Guangzhou Baiyunshan Pharmaceutical Holdings Company Limited approved and implemented the “Rules of Procedures for the Audit Committee of the Board of Directors” at its 30th meeting of the 9th session of the board of directors on 28 October 2025. The document outlines the committee’s authority to independently review financial reporting procedures, risk management, and the internal control system, aiming to strengthen corporate governance and ensure stable, healthy development.
The announcement specifies that the Audit Committee shall comprise at least three non-executive directors, over half of whom must be independent. One independent director with accounting expertise will serve as the Committee’s chairman. The term of office for each member is three years. Key responsibilities include recommending appointment or dismissal of external auditors, reviewing financial statements, supervising internal and external audits, and overseeing significant transactions. The Committee has the authority to engage external professionals for investigations and may request relevant departments to submit financial records in a timely manner.

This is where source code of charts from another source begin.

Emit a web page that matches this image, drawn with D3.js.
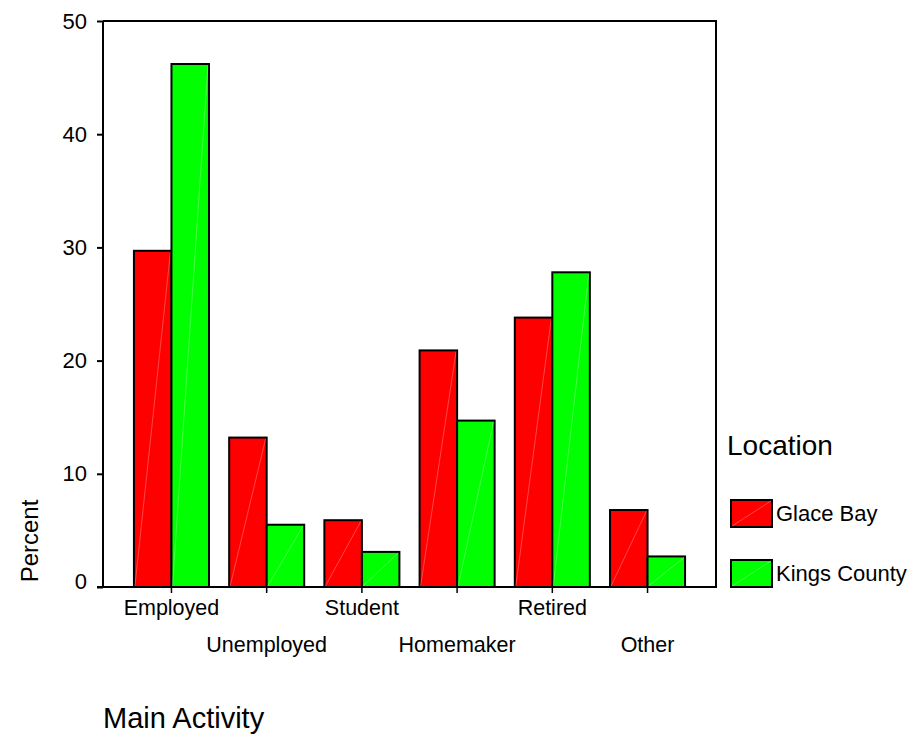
<!DOCTYPE html>
<html>
<head>
<meta charset="utf-8">
<script src="https://cdn.jsdelivr.net/npm/d3@7"></script>
<style>
  body { margin: 0; background: #fff; }
  text { font-family: "Liberation Sans", Arial, sans-serif; fill: #000; }
</style>
</head>
<body>
<div id="chart"></div>
<script>
// data
var categories = ["Employed", "Unemployed", "Student", "Homemaker", "Retired", "Other"];
var seriesNames = ["Glace Bay", "Kings County"];
var glaceBay = [29.7, 13.2, 5.9, 20.9, 23.8, 6.8];
var kingsCounty = [46.2, 5.5, 3.1, 14.7, 27.8, 2.7];
var yTicks = [0, 10, 20, 30, 40, 50];
var colors = ["#ff0000", "#00ff00"];

var width = 914, height = 738;
var plot = {left: 103, right: 716, top: 21, bottom: 587};

var svg = d3.select("#chart")
  .append("svg")
    .attr("width", width)
    .attr("height", height);

var x = d3.scaleBand()
  .domain(categories)
  .range([plot.left, plot.right])
  .paddingInner(0.212)
  .paddingOuter(0.325);

var xSub = d3.scaleBand()
  .domain(seriesNames)
  .range([0, x.bandwidth()]);

var y = d3.scaleLinear()
  .domain([0, 50])
  .range([plot.bottom, plot.top]);

var rows = [];
categories.forEach(function(c, i) {
  rows.push({cat: c, s: seriesNames[0], v: glaceBay[i], col: colors[0]});
  rows.push({cat: c, s: seriesNames[1], v: kingsCounty[i], col: colors[1]});
});

// bars
var bars = svg.append("g").selectAll("g")
  .data(rows)
  .enter().append("g");

bars.append("rect")
  .attr("x", function(d) { return x(d.cat) + xSub(d.s); })
  .attr("y", function(d) { return y(d.v); })
  .attr("width", xSub.bandwidth())
  .attr("height", function(d) { return y(0) - y(d.v); })
  .attr("fill", function(d) { return d.col; })
  .attr("stroke", "#000")
  .attr("stroke-width", 2);

// faint diagonal seen in each bar
bars.append("line")
  .attr("x1", function(d) { return x(d.cat) + xSub(d.s) + 1; })
  .attr("y1", y(0) - 1)
  .attr("x2", function(d) { return x(d.cat) + xSub(d.s) + xSub.bandwidth() - 1; })
  .attr("y2", function(d) { return y(d.v) + 1; })
  .attr("stroke", "#fff")
  .attr("stroke-opacity", 0.35)
  .attr("stroke-width", 0.8);

// frame: top and right
svg.append("line")
  .attr("x1", plot.left).attr("y1", plot.top)
  .attr("x2", plot.right).attr("y2", plot.top)
  .attr("stroke", "#000").attr("stroke-width", 2);
svg.append("line")
  .attr("x1", plot.right).attr("y1", plot.top - 1)
  .attr("x2", plot.right).attr("y2", plot.bottom + 1)
  .attr("stroke", "#000").attr("stroke-width", 2);

// y axis
var axisY = svg.append("g")
  .attr("transform", "translate(" + plot.left + ",0)")
  .call(d3.axisLeft(y).tickValues(yTicks).tickSize(6).tickPadding(10).tickFormat(d3.format("d")));
axisY.select(".domain").attr("stroke-width", 2).attr("d", "M0," + plot.bottom + "V" + plot.top);
axisY.selectAll(".tick line").attr("stroke-width", 2);
axisY.selectAll(".tick text")
  .attr("font-size", 22)
  .attr("font-family", "Liberation Sans, Arial, sans-serif")
  .attr("y", function(d) { return d === 0 ? -6 : 0; });

// x axis, ticks between the two bars of each group
var axisX = svg.append("g")
  .attr("transform", "translate(0," + plot.bottom + ")")
  .call(d3.axisBottom(x).tickSize(6).tickSizeOuter(0).tickFormat(""));
axisX.select(".domain").attr("stroke-width", 2)
  .attr("d", "M" + (plot.left - 6) + ",0H" + plot.right);
axisX.selectAll(".tick line").attr("stroke-width", 1.5);

// staggered category labels
svg.append("g").selectAll("text")
  .data(categories)
  .enter().append("text")
  .attr("x", function(d) { return x(d) + x.bandwidth() / 2; })
  .attr("y", function(d, i) { return i % 2 === 0 ? 615 : 652; })
  .attr("text-anchor", "middle")
  .attr("font-size", 21.5)
  .text(function(d) { return d; });

// axis titles
svg.append("text")
  .attr("transform", "translate(38,541) rotate(-90)")
  .attr("text-anchor", "middle")
  .attr("font-size", 24)
  .text("Percent");

svg.append("text")
  .attr("x", 103)
  .attr("y", 728)
  .attr("font-size", 29)
  .text("Main Activity");

// legend
var legend = svg.append("g");
legend.append("text")
  .attr("x", 727)
  .attr("y", 455)
  .attr("font-size", 28)
  .text("Location");

var items = legend.selectAll("g.item")
  .data(seriesNames)
  .enter().append("g")
  .attr("class", "item")
  .attr("transform", function(d, i) { return "translate(731," + (500 + i * 60) + ")"; });

items.append("rect")
  .attr("width", 41)
  .attr("height", 27)
  .attr("fill", function(d, i) { return colors[i]; })
  .attr("stroke", "#000")
  .attr("stroke-width", 2);
items.append("line")
  .attr("x1", 1).attr("y1", 26).attr("x2", 40).attr("y2", 1)
  .attr("stroke", "#fff").attr("stroke-opacity", 0.35).attr("stroke-width", 0.8);
items.append("text")
  .attr("x", 45)
  .attr("y", 21)
  .attr("font-size", 22)
  .text(function(d) { return d; });
</script>
</body>
</html>
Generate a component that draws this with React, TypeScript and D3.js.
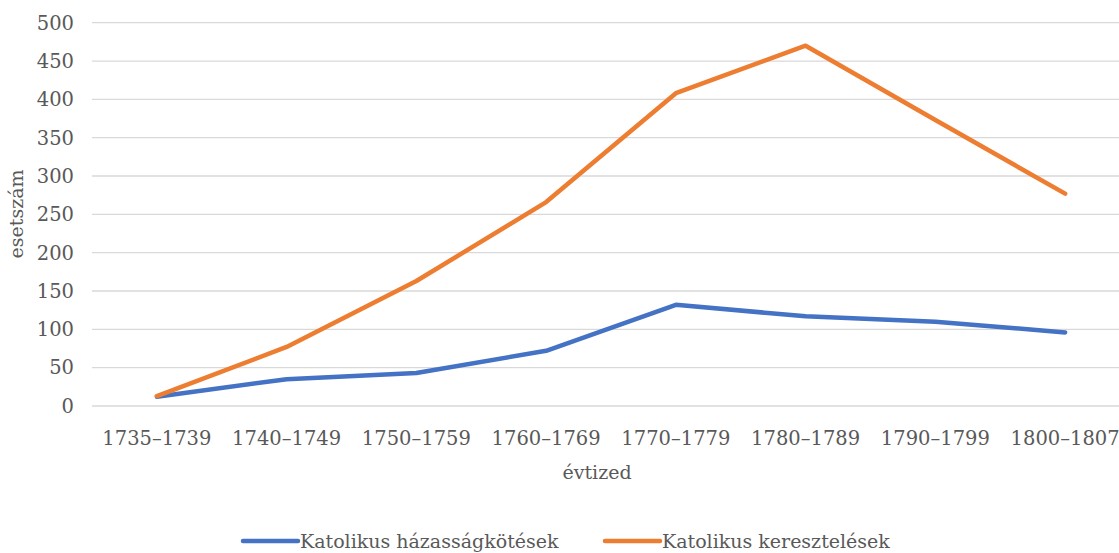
import React, { useRef, useEffect } from 'react';
import * as d3 from 'd3';

const decades = ['1735–1739', '1740–1749', '1750–1759', '1760–1769', '1770–1779', '1780–1789', '1790–1799', '1800–1807'];
const marriages = [12, 35, 43, 72, 132, 117, 110, 96];
const baptisms = [13, 77, 163, 266, 408, 470, 373, 277];
const yTicks = [0, 50, 100, 150, 200, 250, 300, 350, 400, 450, 500];

const seriesNames = ['Katolikus házasságkötések', 'Katolikus keresztelések'];
const seriesColors = ['#4472C4', '#ED7D31'];

const W = 1119;
const H = 553;
const FONT = "'DejaVu Serif', serif";

const App = () => {
    const svgRef = useRef<SVGSVGElement>(null);

    useEffect(() => {
        const svg = d3.select(svgRef.current);
        svg.selectAll('*').remove();

        const left = 92;
        const right = 1130;
        const top = 22.7;
        const bottom = 406;

        const x = d3.scaleBand().domain(decades).range([left, right]);
        const y = d3.scaleLinear().domain([0, 500]).range([bottom, top]);

        const root = svg.append('g').style('font-family', FONT);

        // gridlines
        root.append('g')
            .selectAll('line')
            .data(yTicks)
            .enter()
            .append('line')
            .attr('x1', left)
            .attr('x2', right)
            .attr('y1', (d) => y(d))
            .attr('y2', (d) => y(d))
            .attr('stroke', '#D9D9D9')
            .attr('stroke-width', 1.3);

        // y tick labels
        root.append('g')
            .selectAll('text')
            .data(yTicks)
            .enter()
            .append('text')
            .attr('x', 74)
            .attr('y', (d) => y(d))
            .attr('dy', '0.35em')
            .attr('text-anchor', 'end')
            .attr('font-size', 19.5)
            .attr('fill', '#595959')
            .text((d) => d);

        // x tick labels
        root.append('g')
            .selectAll('text')
            .data(decades)
            .enter()
            .append('text')
            .attr('x', (d) => (x(d) as number) + x.bandwidth() / 2)
            .attr('y', 445)
            .attr('text-anchor', 'middle')
            .attr('font-size', 19.5)
            .attr('fill', '#595959')
            .text((d) => d);

        // axis titles
        root.append('text')
            .attr('transform', `translate(23, 214) rotate(-90)`)
            .attr('text-anchor', 'middle')
            .attr('font-size', 19)
            .attr('fill', '#595959')
            .text('esetszám');

        root.append('text')
            .attr('x', 597)
            .attr('y', 479)
            .attr('text-anchor', 'middle')
            .attr('font-size', 19)
            .attr('fill', '#595959')
            .text('évtized');

        const line = d3
            .line<number>()
            .x((_, i) => (x(decades[i]) as number) + x.bandwidth() / 2)
            .y((d) => y(d));

        [marriages, baptisms].forEach((s, i) => {
            root.append('path')
                .datum(s)
                .attr('d', line)
                .attr('fill', 'none')
                .attr('stroke', seriesColors[i])
                .attr('stroke-width', 4.5)
                .attr('stroke-linejoin', 'round')
                .attr('stroke-linecap', 'round');
        });

        // legend
        const legendX = [243, 605];
        seriesNames.forEach((name, i) => {
            const g = root.append('g').attr('transform', `translate(${legendX[i]}, 541)`);
            g.append('line')
                .attr('x1', 0)
                .attr('x2', 55)
                .attr('stroke', seriesColors[i])
                .attr('stroke-width', 4.5)
                .attr('stroke-linecap', 'round');
            g.append('text')
                .attr('x', 57)
                .attr('dy', '0.35em')
                .attr('font-size', 19)
                .attr('fill', '#595959')
                .text(name);
        });
    }, []);

    return (
        <svg
            ref={svgRef}
            width={W}
            height={H}
            style={{ position: 'absolute', left: 0, top: 0, background: '#fff' }}
        ></svg>
    );
};

export default App;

The document further clarifies meeting protocols, requiring at least one regular meeting each quarter. Resolutions must be approved by more than half of the committee members. Meeting records shall be retained for a minimum of 10 years. Where a conflict of interest arises, the relevant member must abstain from voting. These newly approved procedures took effect upon approval by the Board and will be adjusted if new laws, regulations, or listing rules require amendments.